Our mentees have already developed, or are in the process of developing:

  • Financial mentoring programs that empower the poor to take control of their money so they in turn learn the joy of generosity

  • Christian curricula for the children of a central African nation

  • Legal representation for juveniles

  • Peace-building and development programs for pastors

  • Christian K-12 schools for some of the poorest children in their neighborhood

  • Housing and job training for orphans

  • Creation of an institute for transparency in public finances

  • A clinic for poor women who suffer from culturally-fostered gynecological problems

  • Training pastors and others how wealth is created, how to reduce corruption, and how to incorporate Christian worldview training

  • Christian think tank addressing social and political questions from a Christian perspective

  • Leadership in an international Christian organization that serves poor children

  • And others

Several of our mentees are very effective evangelists, and we encourage all of them to find ways to train others in their societies as redemptive change agents.  Key themes in our training program include:

  • Customized and personalized mentoring

  • Emphasizing the truth of a Christian worldview and its importance in creating lasting solutions

  • Realistic solutions that take account of human sin and also the transforming power of Jesus Christ

  • Challenging each mentee to develop a redemptive project

  • The 1234 model for human development (based on Genesis 1)

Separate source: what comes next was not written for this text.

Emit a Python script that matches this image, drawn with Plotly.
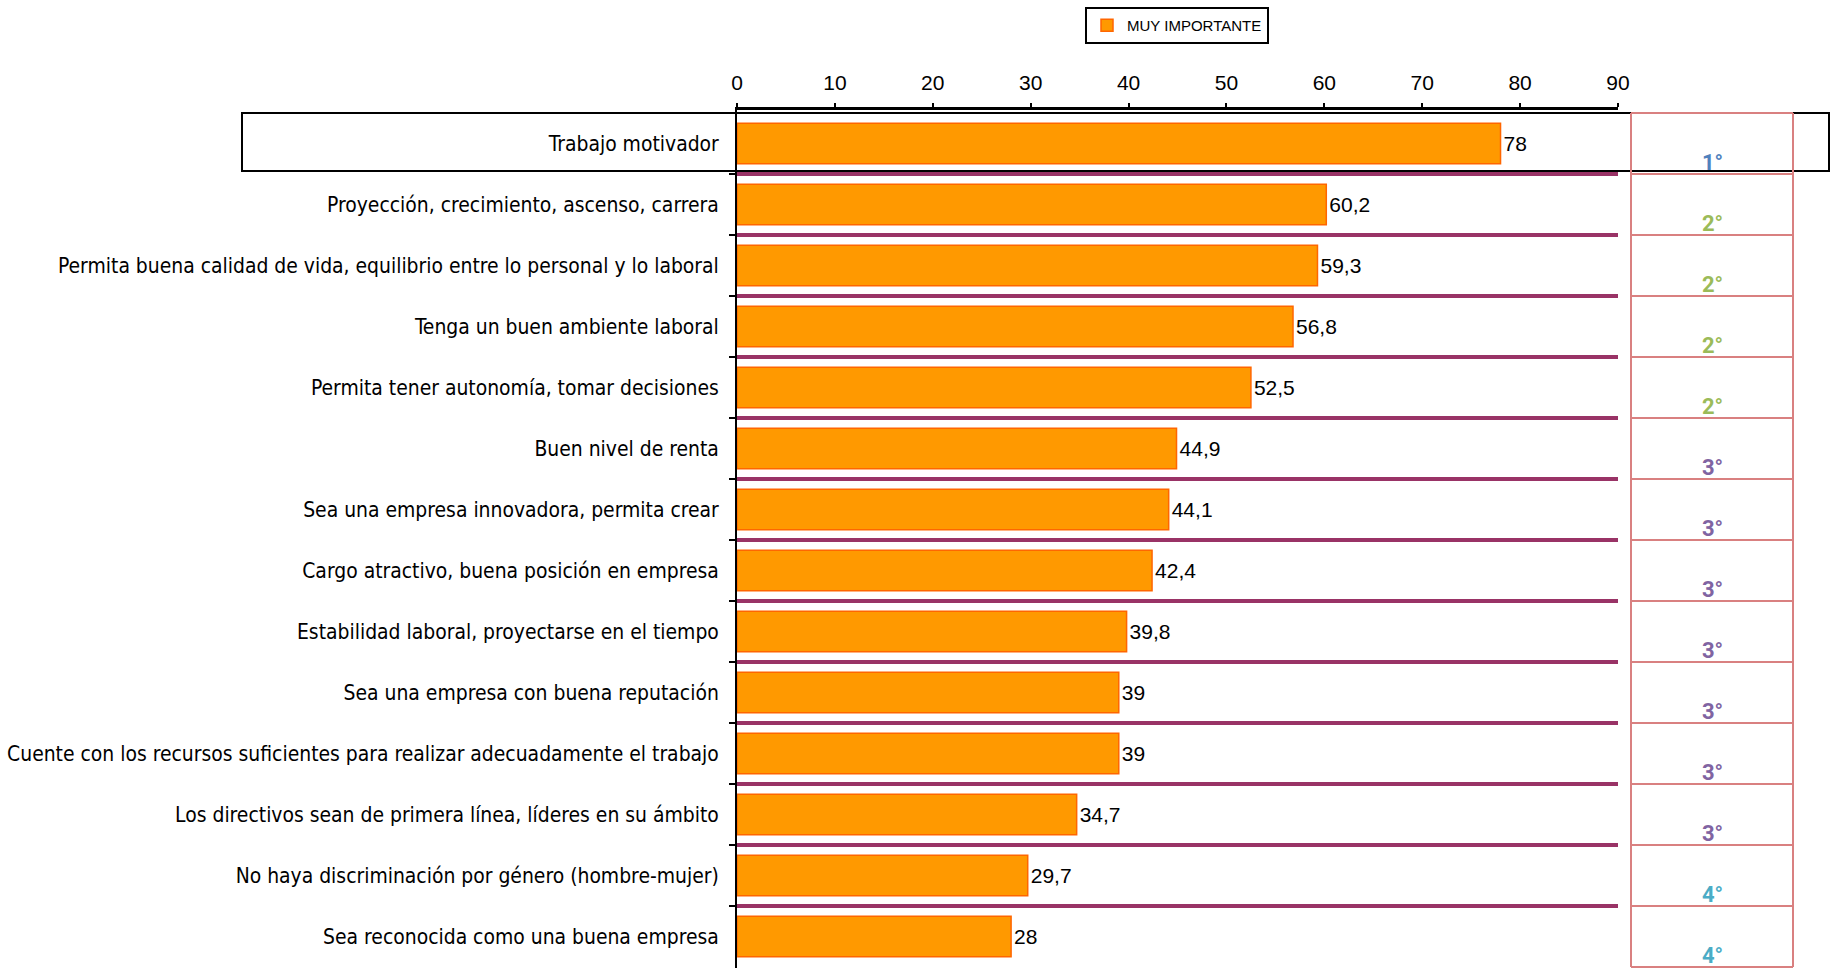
import plotly.graph_objects as go

categories = [
    "Trabajo motivador",
    "Proyección, crecimiento, ascenso, carrera",
    "Permita buena calidad de vida, equilibrio entre lo personal y lo laboral",
    "Tenga un buen ambiente laboral",
    "Permita tener autonomía, tomar decisiones",
    "Buen nivel de renta",
    "Sea una empresa innovadora, permita crear",
    "Cargo atractivo, buena posición en empresa",
    "Estabilidad laboral, proyectarse en el tiempo",
    "Sea una empresa con buena reputación",
    "Cuente con los recursos suficientes para realizar adecuadamente el trabajo",
    "Los directivos sean de primera línea, líderes en su ámbito",
    "No haya discriminación por género (hombre-mujer)",
    "Sea reconocida como una buena empresa",
]
values = [78, 60.2, 59.3, 56.8, 52.5, 44.9, 44.1, 42.4, 39.8, 39, 39, 34.7, 29.7, 28]
ranks = [1, 2, 2, 2, 2, 3, 3, 3, 3, 3, 3, 3, 4, 4]
rank_colors = {1: "#4F81BD", 2: "#9BBB59", 3: "#8064A2", 4: "#4BACC6"}
series_name = "MUY IMPORTANTE"
x_ticks = [0, 10, 20, 30, 40, 50, 60, 70, 80, 90]

W, H = 1831, 968
L = 737 / W
R = 1618 / W
TOP = 1 - 110 / H
RK0 = 1631 / W
RK1 = 1793 / W

narrow = "Liberation Sans Narrow, Arial Narrow, DejaVu Sans Condensed, sans-serif"
regular = "Liberation Sans, Arial, sans-serif"

fig = go.Figure()
fig.add_trace(go.Bar(
    x=values, y=categories, orientation="h", name=series_name,
    marker=dict(color="#FF9900", line=dict(color="#FF6600", width=1.5)),
    text=[str(v).replace(".", ",") for v in values],
    textposition="outside", cliponaxis=False,
    textfont=dict(family=regular, size=21, color="black"),
    showlegend=True,
))

shapes = []
n = len(categories)
# purple separators between rows
for i in range(n - 1):
    yb = i + 0.5
    shapes.append(dict(type="line", xref="x", yref="y", x0=0, x1=90, y0=yb, y1=yb,
                       line=dict(color="#993366", width=4), layer="below"))
# tick marks on the category axis at row boundaries
for i in range(n):
    yb = i - 0.5
    shapes.append(dict(type="line", xref="paper", yref="y", x0=L - 8 / W, x1=L, y0=yb, y1=yb,
                       line=dict(color="black", width=2)))
# highlight box around first row
shapes.append(dict(type="rect", xref="paper", yref="y", x0=242 / W, x1=1829 / W, y0=-0.5, y1=0.45,
                   line=dict(color="black", width=2), fillcolor="rgba(0,0,0,0)"))
# rank column cells
for i in range(n + 1):
    yb = i - 0.5
    shapes.append(dict(type="line", xref="paper", yref="y", x0=RK0, x1=RK1, y0=yb, y1=yb,
                       line=dict(color="#D98080", width=2)))
for xp in (RK0, RK1):
    shapes.append(dict(type="line", xref="paper", yref="y", x0=xp, x1=xp, y0=-0.5, y1=n - 0.5,
                       line=dict(color="#D98080", width=2)))

annotations = []
for c, r in zip(categories, ranks):
    annotations.append(dict(
        xref="paper", yref="y", x=(RK0 + RK1) / 2, y=c, yshift=-19,
        xanchor="center", yanchor="middle",
        text=f"<b>{r}°</b>", showarrow=False,
        font=dict(family="Roboto, Liberation Sans, sans-serif", size=22, color=rank_colors[r]),
    ))

fig.update_layout(
    width=W, height=H, autosize=False,
    margin=dict(l=0, r=0, t=0, b=0, pad=0),
    paper_bgcolor="white", plot_bgcolor="white",
    bargap=0.34,
    shapes=shapes, annotations=annotations,
    legend=dict(x=1085 / W, y=1 - 7 / H, xanchor="left", yanchor="top",
                bordercolor="black", borderwidth=2, bgcolor="white",
                font=dict(family=regular, size=15, color="black"),
                itemwidth=30, tracegroupgap=0),
    xaxis=dict(domain=[L, R], range=[0, 90], side="top", tickvals=x_ticks, automargin=False,
               showgrid=False, zeroline=False, showline=True, linecolor="black", linewidth=3,
               ticks="outside", ticklen=4, tickwidth=2, tickcolor="black", ticklabelstandoff=5,
               tickfont=dict(family=regular, size=21, color="black")),
    yaxis=dict(domain=[0, TOP], autorange="reversed", showgrid=False, zeroline=False,
               automargin=False,
               showline=True, linecolor="black", linewidth=2, ticks="", ticklabelstandoff=12,
               tickfont=dict(family=narrow, size=20.9, color="black")),
)

fig.write_html("out.html", config={"displayModeBar": False},
               post_script="document.body.style.margin='0';document.body.style.overflow='hidden';")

  • Our five-part Christian social change model

  • Networking them with professionals and others who can help them develop their redemptive projects

  • Occasional visits to their homes abroad where we advise them and speak on their behalf

  • Biennial Global Summits for all those involved with the Academy (our next one is October 17-19, 2019 in Minneapolis).

At the very heart of our mission is the deep conviction that the universe, which cries out in anguished frustration until the children of God are revealed (Romans 8:19), awaits our students and their call to be redemptive change agents who come with Christ-centered solutions to the havoc caused by sin in their home societies.  

Rather than postmodern cynics or radical Islamists like Sayd Qutb, we are mentoring 21st century Christian nation-builders like James Yen.